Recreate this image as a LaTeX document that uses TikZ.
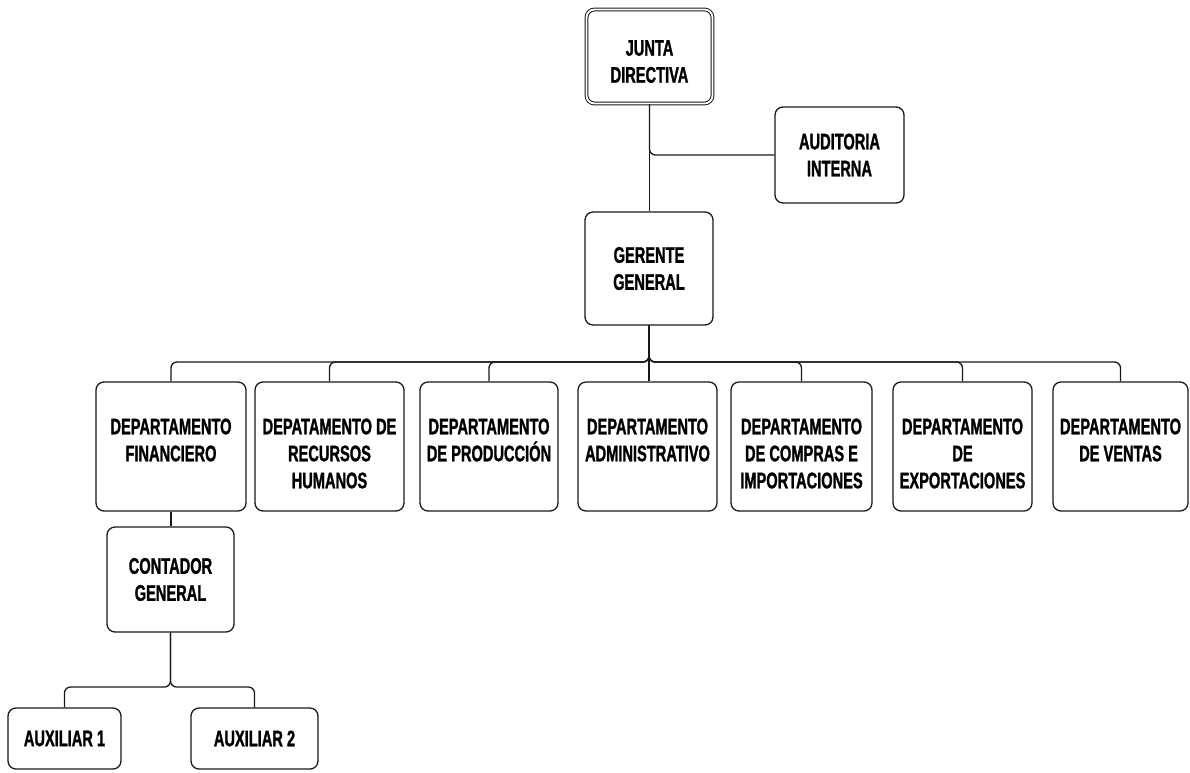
\documentclass[tikz,border=0pt]{standalone}
\usepackage{fontspec}
\newfontfamily\orgfont{Liberation Sans}[FakeStretch=0.65, BoldFeatures={FakeBold=1.2}]
\begin{document}
\begin{tikzpicture}[x=1pt,y=-1pt]
\tikzset{
  orgfnt/.style={font=\orgfont\bfseries\fontsize{22.5}{27}\selectfont},
  orgbox/.style={draw=black!90, line width=1.3pt, rounded corners=8pt, inner sep=0pt, align=center, orgfnt},
  orgtext/.style={inner sep=0pt, align=center, anchor=north, orgfnt},
  link/.style={draw=black!90, line width=1.3pt, rounded corners=6pt},
  dept/.style={orgbox, minimum height=129pt}
}
\useasboundingbox[fill=white] (0,0) rectangle (1190,772);

% top
\node[orgbox, double, double distance=1.8pt, line width=1pt, minimum width=126pt, minimum height=94pt] (jd) at (649.5,56.5) {};
\node[orgtext] (jd-t) at ([yshift=-31pt]jd.north) {JUNTA\\DIRECTIVA};
\node[orgbox, minimum width=129pt, minimum height=96pt] (ai) at (839.5,155) {AUDITORIA\\INTERNA};
\node[orgbox, minimum width=128pt, minimum height=113pt] (gg) at (649,268.5) {GERENTE\\GENERAL};

% departments
\node[dept, minimum width=150pt] (fin) at (171,446.5) {};
\node[dept, minimum width=149pt] (rh) at (329.5,446.5) {};
\node[dept, minimum width=138pt] (prod) at (489,446.5) {};
\node[dept, minimum width=139pt] (adm) at (647.5,446.5) {};
\node[dept, minimum width=141pt] (comp) at (801.5,446.5) {};
\node[dept, minimum width=139pt] (exp) at (962.5,446.5) {};
\node[dept, minimum width=135pt] (ven) at (1120.5,446.5) {};

\node[orgtext] (fin-t) at ([yshift=-37pt]fin.north) {DEPARTAMENTO\\FINANCIERO};
\node[orgtext] (rh-t) at ([yshift=-37pt]rh.north) {DEPATAMENTO DE\\RECURSOS\\HUMANOS};
\node[orgtext] (prod-t) at ([yshift=-37pt]prod.north) {DEPARTAMENTO\\DE PRODUCCIÓN};
\node[orgtext] (adm-t) at ([yshift=-37pt]adm.north) {DEPARTAMENTO\\ADMINISTRATIVO};
\node[orgtext] (comp-t) at ([yshift=-37pt]comp.north) {DEPARTAMENTO\\DE COMPRAS E\\IMPORTACIONES};
\node[orgtext] (exp-t) at ([yshift=-37pt]exp.north) {DEPARTAMENTO\\DE\\EXPORTACIONES};
\node[orgtext] (ven-t) at ([yshift=-37pt]ven.north) {DEPARTAMENTO\\DE VENTAS};

% lower
\node[orgbox, minimum width=127pt, minimum height=105pt] (cg) at (170.5,579.5) {CONTADOR\\GENERAL};
\node[orgbox, minimum width=113pt, minimum height=61pt] (aux1) at (64.5,738.5) {AUXILIAR 1};
\node[orgbox, minimum width=127pt, minimum height=61pt] (aux2) at (254.5,738.5) {AUXILIAR 2};

% connectors
\coordinate (bus) at (649,362);
\coordinate (cgbus) at (170.5,687);
\draw[link] (jd.south) -- (jd.south |- gg.north);
\draw[link] (jd.south) |- (ai.west);
\draw[link] (gg.south) -- (gg.south |- adm.north);
\foreach \c in {fin,rh,prod,comp,exp,ven}{
  \draw[link] (gg.south) |- (bus -| \c.north) -- (\c.north);
}
\draw[link] (fin.south) -- (fin.south |- cg.north);
\draw[link] (cg.south) |- (cgbus -| aux1.north) -- (aux1.north);
\draw[link] (cg.south) |- (cgbus -| aux2.north) -- (aux2.north);
\end{tikzpicture}
\end{document}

-.-.-

◆ **STATED EXERCISE**
From the first line of the material down to the line containing "minimum width=128pt, minimum", inclusive, return each line exactly, skipping any picture.

◆ **EXERCISE RESPONSE**
Recreate this image as a LaTeX document that uses TikZ.
\documentclass[tikz,border=0pt]{standalone}
\usepackage{fontspec}
\newfontfamily\orgfont{Liberation Sans}[FakeStretch=0.65, BoldFeatures={FakeBold=1.2}]
\begin{document}
\begin{tikzpicture}[x=1pt,y=-1pt]
\tikzset{
  orgfnt/.style={font=\orgfont\bfseries\fontsize{22.5}{27}\selectfont},
  orgbox/.style={draw=black!90, line width=1.3pt, rounded corners=8pt, inner sep=0pt, align=center, orgfnt},
  orgtext/.style={inner sep=0pt, align=center, anchor=north, orgfnt},
  link/.style={draw=black!90, line width=1.3pt, rounded corners=6pt},
  dept/.style={orgbox, minimum height=129pt}
}
\useasboundingbox[fill=white] (0,0) rectangle (1190,772);

% top
\node[orgbox, double, double distance=1.8pt, line width=1pt, minimum width=126pt, minimum height=94pt] (jd) at (649.5,56.5) {};
\node[orgtext] (jd-t) at ([yshift=-31pt]jd.north) {JUNTA\\DIRECTIVA};
\node[orgbox, minimum width=129pt, minimum height=96pt] (ai) at (839.5,155) {AUDITORIA\\INTERNA};
\node[orgbox, minimum width=128pt, minimum height=113pt] (gg) at (649,268.5) {GERENTE\\GENERAL};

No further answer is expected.